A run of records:
# # # # # # #

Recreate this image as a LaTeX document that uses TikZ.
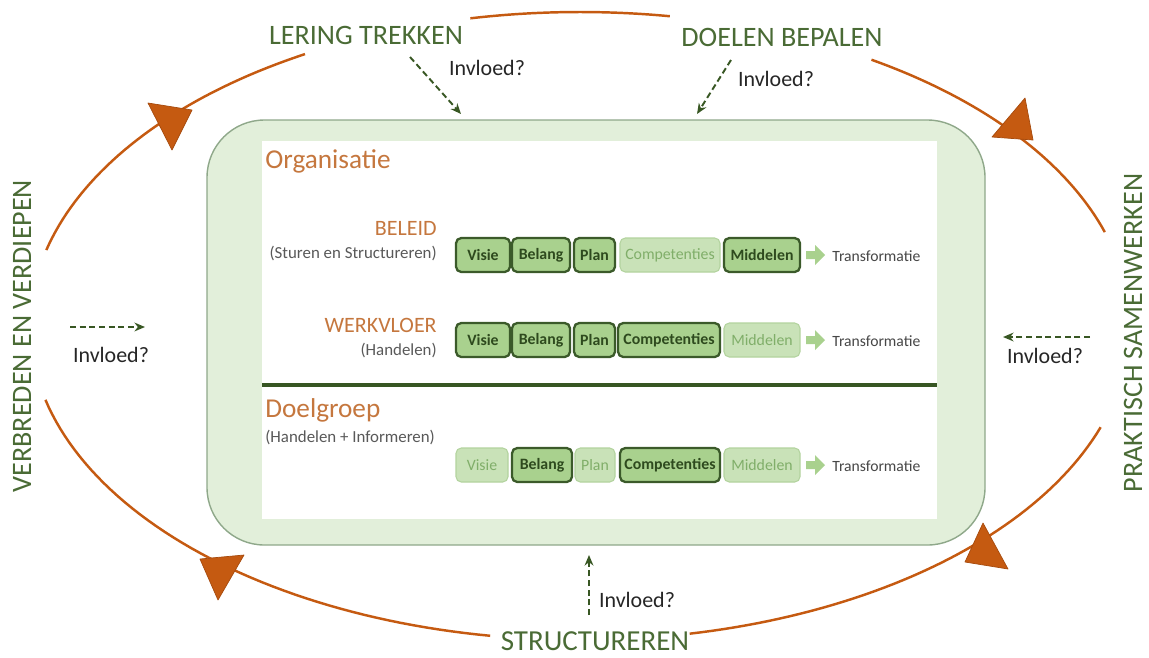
\documentclass[tikz,border=0pt]{standalone}
\usepackage{fontspec}
\setmainfont{Carlito}
\usetikzlibrary{arrows.meta}
\definecolor{orng}{HTML}{C55A11}
\definecolor{orngdark}{HTML}{A64B0E}
\definecolor{dgreen}{HTML}{4A6B35}
\definecolor{ttl}{HTML}{C5773E}
\definecolor{outerfill}{HTML}{E2EFDA}
\definecolor{outerdraw}{HTML}{8FA88A}
\definecolor{sepcol}{HTML}{375623}
\definecolor{actfill}{HTML}{A9D18E}
\definecolor{actdraw}{HTML}{3B5A2A}
\definecolor{acttext}{HTML}{2E4A1E}
\definecolor{inafill}{HTML}{C9E2B8}
\definecolor{inadraw}{HTML}{B3D39E}
\definecolor{inatext}{HTML}{80AE69}
\definecolor{graytext}{HTML}{595959}
\definecolor{infcol}{HTML}{385723}
\begin{document}
\begin{tikzpicture}[x=0.02cm,y=-0.02cm,
  cycletext/.style={text=dgreen,font=\fontsize{16}{18}\selectfont,inner sep=0pt},
  orangeline/.style={draw=orng,line width=1.4pt},
  tri/.style={fill=orng,draw=orngdark,line width=0.4pt,line join=round},
  infl/.style={draw=infcol,line width=1.1pt,dash pattern=on 3.5pt off 2pt,-{Stealth[length=6pt,width=5pt]}},
  infltext/.style={text=black!85,font=\fontsize{12.5}{14}\selectfont,inner sep=0pt},
  bw/.style={minimum width=#1*0.02cm},
  boxbase/.style={rounded corners=3pt,minimum height=0.68cm,inner sep=0pt,font=\fontsize{9}{10}\selectfont},
  act/.style={boxbase,fill=actfill,draw=actdraw,line width=1.3pt,text=acttext,font=\fontsize{9}{10}\selectfont\bfseries},
  ina/.style={boxbase,fill=inafill,draw=inadraw,line width=0.6pt,text=inatext},
  head/.style={text=ttl,inner sep=0pt},
  sub/.style={text=graytext,font=\fontsize{9.6}{11}\selectfont,inner sep=0pt},
  trans/.style={text=graytext!80!black,font=\fontsize{8.9}{10}\selectfont,inner sep=0pt,anchor=west},
  blk/.style={fill=actfill}
]
\useasboundingbox (0,0) rectangle (1149,657);

% cycle arcs
\draw[orangeline] plot[domain=-101.5:-80.6,samples=30] ({580+550*cos(\x)},{326+314*sin(\x)});
\draw[orangeline] plot[domain=-58:-17.4,samples=40] ({580+550*cos(\x)},{326+314*sin(\x)});
\draw[orangeline] plot[domain=18.8:78.5,samples=50] ({580+550*cos(\x)},{326+314*sin(\x)});
\draw[orangeline] plot[domain=99.4:166.4,samples=50] ({580+550*cos(\x)},{326+314*sin(\x)});
\draw[orangeline] plot[domain=194:240,samples=40] ({580+550*cos(\x)},{326+314*sin(\x)});

% triangles
\filldraw[tri] (148,103) -- (192,110) -- (172,150) -- cycle;
\filldraw[tri] (1025,98) -- (992,137) -- (1033,140) -- cycle;
\filldraw[tri] (983,523) -- (965,562) -- (1008,569) -- cycle;
\filldraw[tri] (200,559) -- (244,555) -- (218,600) -- cycle;

% cycle labels
\node[cycletext] (lering) at (366,35) {LERING TREKKEN};
\node[cycletext] (doelen) at (782,37) {DOELEN BEPALEN};
\node[cycletext,font=\fontsize{16.5}{18}\selectfont] (struct) at (595,641) {STRUCTUREREN};
\node[cycletext,rotate=90] (verbreden) at (22,336) {VERBREDEN EN VERDIEPEN};
\node[cycletext,rotate=90] (praktisch) at (1133,333) {PRAKTISCH SAMENWERKEN};

% main box
\filldraw[fill=outerfill,draw=outerdraw,line width=0.8pt,rounded corners=1.15cm] (207,120) rectangle (985,545);
\fill[white] (262,141) rectangle (937,519);
\coordinate (sepL) at (262,385);
\coordinate (sepR) at (937,385);
\draw[sepcol,line width=1.8pt] (sepL) -- (sepR);

% headings
\node[head,anchor=west,font=\fontsize{15.5}{17}\selectfont] (org) at (265,161) {Organisatie};
\node[head,anchor=east,font=\fontsize{12.5}{14}\selectfont] (beleid) at (437,228) {BELEID};
\node[sub,anchor=east] (beleidsub) at (437,253) {(Sturen en Structureren)};
\node[head,anchor=east,font=\fontsize{12.5}{14}\selectfont] (werk) at (437,325) {WERKVLOER};
\node[sub,anchor=east] (werksub) at (437,350) {(Handelen)};
\node[head,anchor=west,font=\fontsize{15.5}{17}\selectfont] (doelgroep) at (265,410) {Doelgroep};
\node[sub,anchor=west] (doelsub) at (265,437) {(Handelen + Informeren)};

% row 1
\node[act,bw=54] (r1a) at (483,255) {Visie};
\node[act,bw=58] (r1b) at (541,255) {Belang};
\node[act,bw=41] (r1c) at (594.5,255) {Plan};
\node[ina,bw=100] (r1d) at (670,255) {Competenties};
\node[act,bw=76] (r1e) at (762,255) {Middelen};
\fill[blk] (806,251) -- (815,251) -- (815,245) -- (825,255) -- (815,265) -- (815,259) -- (806,259) -- cycle;
\node[trans] (r1t) at (832,256) {Transformatie};

% row 2
\node[act,bw=54] (r2a) at (483,340) {Visie};
\node[act,bw=58] (r2b) at (541,340) {Belang};
\node[act,bw=41] (r2c) at (594.5,340) {Plan};
\node[act,bw=102] (r2d) at (669,340) {Competenties};
\node[ina,bw=76] (r2e) at (762,340) {Middelen};
\fill[blk] (806,336) -- (815,336) -- (815,330) -- (825,340) -- (815,350) -- (815,344) -- (806,344) -- cycle;
\node[trans] (r2t) at (832,341) {Transformatie};

% row 3
\node[ina,bw=52] (r3a) at (482,465) {Visie};
\node[act,bw=60] (r3b) at (542,465) {Belang};
\node[ina,bw=40] (r3c) at (595,465) {Plan};
\node[act,bw=100] (r3d) at (670,465) {Competenties};
\node[ina,bw=76] (r3e) at (762,465) {Middelen};
\fill[blk] (806,461) -- (815,461) -- (815,455) -- (825,465) -- (815,475) -- (815,469) -- (806,469) -- cycle;
\node[trans] (r3t) at (832,466) {Transformatie};

% influence arrows
\coordinate (i1s) at (410,57);
\coordinate (i1e) at (461,114);
\draw[infl] (i1s) -- (i1e);
\node[infltext] (inf1) at (487,68) {Invloed?};
\coordinate (i2s) at (731,60);
\coordinate (i2e) at (697,114);
\draw[infl] (i2s) -- (i2e);
\node[infltext] (inf2) at (776,79) {Invloed?};
\coordinate (i3s) at (70,327);
\coordinate (i3e) at (145,327);
\draw[infl] (i3s) -- (i3e);
\node[infltext] (inf3) at (111,355) {Invloed?};
\coordinate (i4s) at (1090,337);
\coordinate (i4e) at (1003,337);
\draw[infl] (i4s) -- (i4e);
\node[infltext] (inf4) at (1045,356) {Invloed?};
\coordinate (i5s) at (589,615);
\coordinate (i5e) at (589,555);
\draw[infl] (i5s) -- (i5e);
\node[infltext] (inf5) at (637,600) {Invloed?};
\end{tikzpicture}
\end{document}
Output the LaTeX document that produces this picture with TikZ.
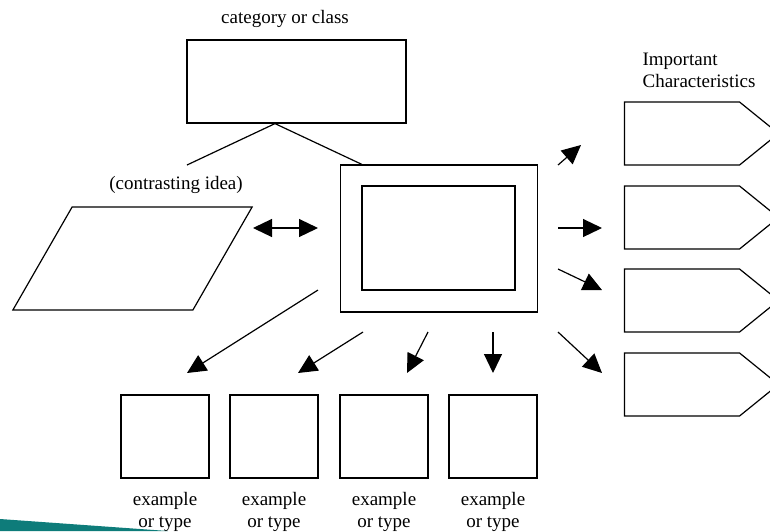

# # # # # # #

§ WHAT IS BEING ASKED:
Give nothing but the number of lines containing the string "this".

§ EXERCISE ANSWER:
2